### Requirements
Retype only the lines from the one containing "Write a Python" through the one containing "W, H = 1039, 509", both included, word for word. Pictures stay out of the copy.

### Given information

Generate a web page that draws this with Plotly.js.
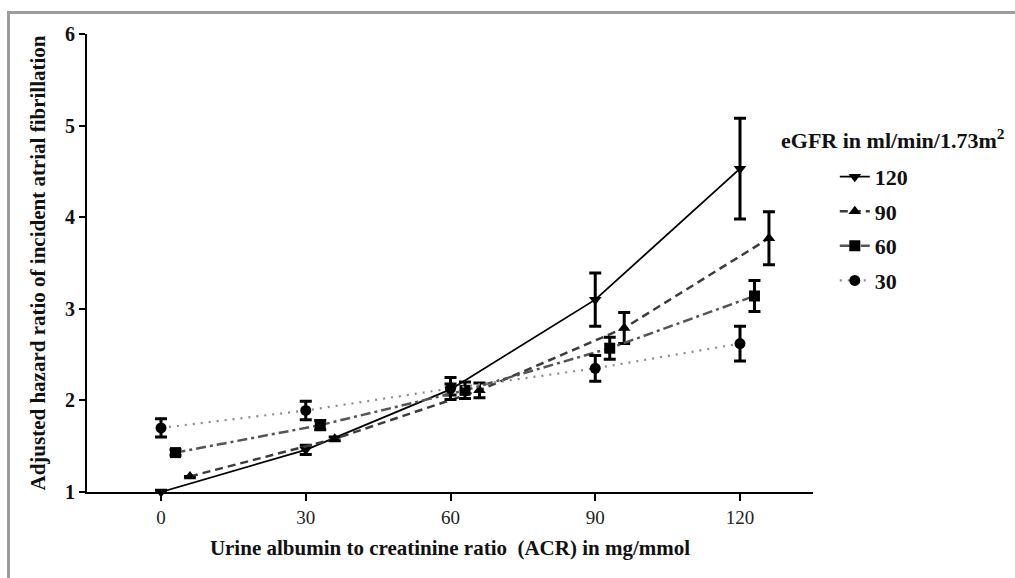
<!DOCTYPE html>
<html>
<head>
<meta charset="utf-8">
<script src="https://cdn.plot.ly/plotly-3.0.1.min.js"></script>
<style>
  html, body { margin: 0; padding: 0; background: #fff; }
  #wrap { position: relative; width: 1015px; height: 578px; overflow: hidden; }
  #chart { width: 1015px; height: 578px; }
  #frame { position: absolute; left: 7px; top: 11px; right: -10px; bottom: -10px;
           border-top: 3px solid #9c9c9c; border-left: 3px solid #9c9c9c; pointer-events: none; }
</style>
</head>
<body>
<div id="wrap">
  <div id="chart"></div>
  <div id="frame"></div>
</div>
<script>
// Data
const seriesNames = ["120", "90", "60", "30"];
const x120 = [0, 30, 60, 90, 120];
const y120 = [1.00, 1.46, 2.12, 3.10, 4.53];
const e120 = [0.02, 0.05, 0.06, 0.29, 0.55];

const x90 = [6, 36, 66, 96, 126];
const y90 = [1.17, 1.58, 2.11, 2.79, 3.77];
const e90 = [0.00, 0.02, 0.08, 0.17, 0.29];

const x60 = [3, 33, 63, 93, 123];
const y60 = [1.43, 1.73, 2.11, 2.57, 3.14];
const e60 = [0.03, 0.05, 0.09, 0.12, 0.17];

const x30 = [0, 30, 60, 90, 120];
const y30 = [1.70, 1.89, 2.13, 2.35, 2.62];
const e30 = [0.10, 0.10, 0.12, 0.14, 0.19];

const xTicks = [0, 30, 60, 90, 120];
const yTicks = [1, 2, 3, 4, 5, 6];

const FONT = "Liberation Serif, serif";

function tr(name, x, y, e, sym, msize, color, dash, lw) {
  return {
    type: "scatter", mode: "lines+markers", name: "<b>" + name + "</b>", legendgroup: name,
    x: x, y: y,
    line: { color: color, dash: dash, width: lw },
    marker: { symbol: sym, size: msize, color: "#000" },
    error_y: { type: "data", array: e, visible: true, color: "#000", thickness: 3, width: 6 },
    cliponaxis: false
  };
}

const data = [
  tr(seriesNames[0], x120, y120, e120, "triangle-down", 11, "#000", "solid", 1.8),
  tr(seriesNames[1], x90, y90, e90, "triangle-up", 11, "#3c3c3c", "8px,5px", 2.5),
  tr(seriesNames[2], x60, y60, e60, "square", 11, "#555", "10px,4px,3px,4px", 2.5),
  tr(seriesNames[3], x30, y30, e30, "circle", 11, "#8a8a8a", "2px,6px", 2.2)
];

const layout = {
  width: 1015, height: 578,
  margin: { l: 87, r: 202, t: 34, b: 86 },
  paper_bgcolor: "#fff", plot_bgcolor: "#fff",
  showlegend: true,
  font: { family: FONT, color: "#111" },
  xaxis: {
    range: [-15.34, 135.13], tickvals: xTicks, ticktext: xTicks.map(String),
    showgrid: false, zeroline: false, showline: true, linecolor: "#000", linewidth: 2,
    ticks: "outside", ticklen: 7, tickwidth: 2, tickcolor: "#000",
    tickfont: { family: FONT, size: 19, color: "#222" },
    title: { text: "<b>Urine albumin to creatinine ratio  (ACR) in mg/mmol</b>",
             font: { family: FONT, size: 21, color: "#111" }, standoff: 14 }
  },
  yaxis: {
    range: [1, 6], tickvals: yTicks, ticktext: yTicks.map(v => "<b>" + v + "</b>"),
    showgrid: false, zeroline: false, showline: true, linecolor: "#000", linewidth: 2,
    ticks: "outside", ticklen: 6, tickwidth: 2, tickcolor: "#000",
    tickfont: { family: FONT, size: 20, color: "#111" },
    title: { text: "<b>Adjusted hazard ratio of incident atrial fibrillation</b>",
             font: { family: FONT, size: 21, color: "#111" }, standoff: 14 }
  },
  legend: {
    x: 1.03, y: 0.734, xanchor: "left", yanchor: "top",
    font: { family: FONT, size: 22, color: "#111" },
    tracegroupgap: 3, itemwidth: 30, bgcolor: "rgba(0,0,0,0)"
  },
  annotations: [{
    xref: "paper", yref: "paper", x: 0.953, y: 0.735, xanchor: "left", yanchor: "bottom",
    text: "<b>eGFR in ml/min/1.73m<sup>2</sup></b>", showarrow: false,
    font: { family: FONT, size: 22, color: "#111" }
  }]
};

Plotly.newPlot("chart", data, layout, { displayModeBar: false, staticPlot: true });
</script>
</body>
</html>
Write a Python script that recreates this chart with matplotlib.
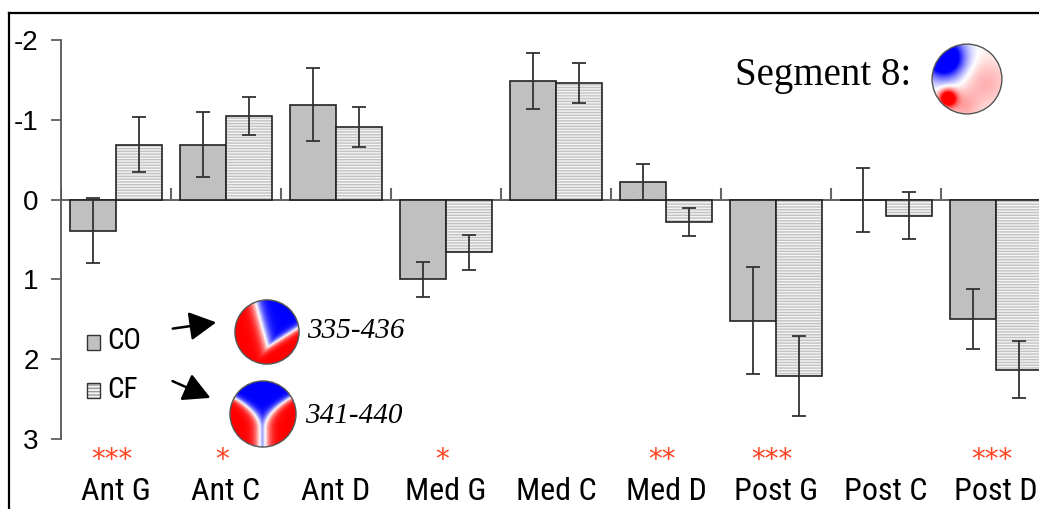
import matplotlib
matplotlib.use("Agg")
import matplotlib.pyplot as plt
import matplotlib.font_manager as fm
import numpy as np
from matplotlib.patches import Circle, Rectangle, FancyArrowPatch
from matplotlib.lines import Line2D

plt.rcParams["axes.unicode_minus"] = False
plt.rcParams["hatch.linewidth"] = 1.0

W, H = 1039, 509

# ---- data ----
regions = ["Ant G", "Ant C", "Ant D", "Med G", "Med C", "Med D", "Post G", "Post C", "Post D"]
co_mean = [0.39, -0.69, -1.19, 1.00, -1.49, -0.22, 1.52, 0.00, 1.50]
co_err = [0.41, 0.41, 0.46, 0.22, 0.35, 0.22, 0.67, 0.40, 0.375]
cf_mean = [-0.69, -1.05, -0.91, 0.66, -1.46, 0.28, 2.21, 0.20, 2.13]
cf_err = [0.35, 0.24, 0.25, 0.22, 0.25, 0.18, 0.50, 0.29, 0.36]
signif = ["***", "*", "", "*", "", "**", "***", "", "***"]
yticks = [-2, -1, 0, 1, 2, 3]

SERIF = ["Liberation Serif", "DejaVu Serif"]


def narrow_family():
    # use a condensed sans if one is installed, else plain Liberation Sans
    for name in ["Liberation Sans Narrow", "Roboto Condensed", "Open Sans Condensed"]:
        try:
            fm.findfont(fm.FontProperties(family=name), fallback_to_default=False)
            return [name, "DejaVu Sans"], 23, 21
        except ValueError:
            pass
    return ["Liberation Sans", "DejaVu Sans"], 20, 17


SANS, LABEL_SIZE, LEGEND_SIZE = narrow_family()


def fx(px):
    return px / W


def fy(py):
    return 1 - py / H


fig = plt.figure(figsize=(W / 100, H / 100), dpi=100)
ax = fig.add_axes([fx(61), fy(439), fx(W - 61), (439 - 40) / H])

x = np.arange(len(regions))
bw = 0.42
off = 0.21

# CO bars: plain grey
ax.bar(x - off, co_mean, bw, color="#c0c0c0", edgecolor="#222222", lw=1.2, zorder=2)
# CF bars: fine horizontal stripes, outline drawn separately
ax.bar(x + off, cf_mean, bw, color="#f4f4f4", edgecolor="#c2c2c2", hatch="------", lw=0, zorder=2)
ax.bar(x + off, cf_mean, bw, fill=False, edgecolor="#222222", lw=1.2, zorder=3)

ax.errorbar(x - off, co_mean, yerr=co_err, fmt="none", ecolor="#333333",
            elinewidth=1.3, capsize=5, capthick=1.3, zorder=4)
ax.errorbar(x + off, cf_mean, yerr=cf_err, fmt="none", ecolor="#333333",
            elinewidth=1.3, capsize=5, capthick=1.3, zorder=4)

ax.axhline(0, color="#555555", lw=1.3, zorder=1)
ax.vlines(np.arange(-0.5, len(regions) - 0.5), 0, -0.14, color="#666666", lw=1.5, zorder=1)

ax.set_xlim(-0.5, -0.5 + (W - 61) / 110)
ax.set_ylim(3, -2)
ax.set_yticks(yticks)
ax.set_yticklabels([str(t) for t in yticks], family=["Liberation Sans", "DejaVu Sans"], fontsize=20)
ax.tick_params(axis="y", length=7, width=1.2, color="#555555", pad=9)
ax.set_xticks(x)
ax.set_xticklabels(regions, family=SANS, fontsize=LABEL_SIZE)
ax.tick_params(axis="x", length=0, pad=27)
for s in ["top", "right", "bottom"]:
    ax.spines[s].set_visible(False)
ax.spines["left"].set_color("#555555")
ax.spines["left"].set_linewidth(1.3)
ax.patch.set_alpha(0)

# significance stars under the axis
star_y = -(460 - 439) / (439 - 40)
for i, s in enumerate(signif):
    if s:
        ax.text(i - 0.04, star_y, s, transform=ax.get_xaxis_transform(), ha="center", va="center",
                color="#ff4422", fontsize=20, family="DejaVu Sans")

# outer frame (left and top edges)
fig.add_artist(Line2D([fx(9), fx(9)], [0, fy(13)], transform=fig.transFigure, color="k", lw=1.6))
fig.add_artist(Line2D([fx(9), 1], [fy(13), fy(13)], transform=fig.transFigure, color="k", lw=1.6))

# legend
fig.add_artist(Rectangle((fx(87), fy(350)), fx(13), 15 / H, transform=fig.transFigure,
                         facecolor="#c0c0c0", edgecolor="#333333", lw=1))
fig.add_artist(Rectangle((fx(87), fy(398)), fx(13), 15 / H, transform=fig.transFigure,
                         facecolor="#f4f4f4", edgecolor="#999999", hatch="-----", lw=0))
fig.add_artist(Rectangle((fx(87), fy(398)), fx(13), 15 / H, transform=fig.transFigure,
                         fill=False, edgecolor="#333333", lw=1))
fig.text(fx(107), fy(349), "CO", family=SANS, fontsize=LEGEND_SIZE, va="baseline")
fig.text(fx(107), fy(398), "CF", family=SANS, fontsize=LEGEND_SIZE, va="baseline")

for (x0, y0), (x1, y1) in [((170, 329), (219, 322)), ((170, 380), (213, 399))]:
    fig.add_artist(FancyArrowPatch((fx(x0), fy(y0)), (fx(x1), fy(y1)), transform=fig.transFigure,
                                   arrowstyle="-|>,head_length=0.75,head_width=0.4",
                                   mutation_scale=22, color="k", lw=1.8))


# scalp maps
g = np.linspace(-1, 1, 240)
X, Y = np.meshgrid(g, g)


def field(kind):
    if kind == "co":
        xl = -0.4 + (1 - Y) / 1.45 * 0.4
        xr = 0.05 + (Y + 0.45) / 0.6 * 0.95
        f = np.maximum(xl - X, X - xr)
        f = np.maximum(f, -0.45 - Y)
        return np.tanh(f * 4.5)
    if kind == "cf":
        w = 0.08 + 0.9 * np.clip(Y + 0.45, 0, 1.6) ** 2
        f = np.abs(X + 0.03) - w
        return np.tanh(f * 5)
    v = 0.3 * np.exp(-((X - 0.55) ** 2 + (Y + 0.1) ** 2) / 0.5)
    v += 0.3 * np.exp(-((X + 0.1) ** 2 + (Y + 0.8) ** 2) / 0.2)
    v -= 1.8 * np.exp(-((X + 0.65) ** 2 + (Y - 0.6) ** 2) / 0.3)
    v += 1.6 * np.exp(-((X + 0.55) ** 2 + (Y + 0.55) ** 2) / 0.06)
    return np.clip(v, -1, 1)


def scalp(cx, cy, r, kind):
    a = fig.add_axes([fx(cx - r - 2), fy(cy + r + 2), fx(2 * r + 4), (2 * r + 4) / H])
    im = a.imshow(field(kind), extent=(-1, 1, -1, 1), origin="lower", cmap="bwr",
                  vmin=-1, vmax=1, interpolation="bilinear")
    c = Circle((0, 0), 1, transform=a.transData)
    im.set_clip_path(c)
    a.add_patch(Circle((0, 0), 1, fill=False, ec="#555555", lw=1))
    a.set_xlim(-1.06, 1.06)
    a.set_ylim(-1.06, 1.06)
    a.axis("off")


scalp(267, 332, 32, "co")
scalp(263, 414, 33, "cf")
scalp(967, 79, 35, "seg")

fig.text(fx(307), fy(338), "335-436", family=SERIF, style="italic", fontsize=21, va="baseline")
fig.text(fx(305), fy(423), "341-440", family=SERIF, style="italic", fontsize=21, va="baseline")
fig.text(fx(735), fy(85), "Segment 8:", family=SERIF, fontsize=28, va="baseline")

fig.savefig("out.png", dpi=100)
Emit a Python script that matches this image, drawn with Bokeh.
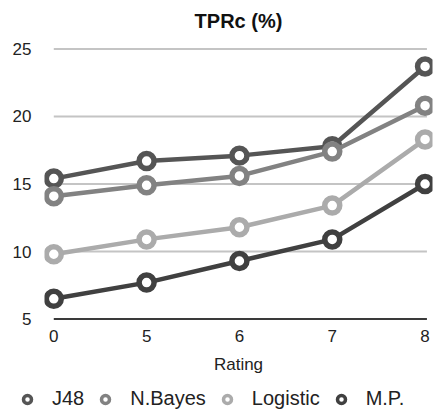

### Exercise output
Write a Python script that recreates this chart with matplotlib.
import matplotlib
matplotlib.use("Agg")
import matplotlib.pyplot as plt
import matplotlib.font_manager as fm
import numpy as np
from matplotlib.patches import Circle, Rectangle, FancyArrowPatch
from matplotlib.lines import Line2D

plt.rcParams["axes.unicode_minus"] = False
plt.rcParams["hatch.linewidth"] = 1.0

W, H = 1039, 509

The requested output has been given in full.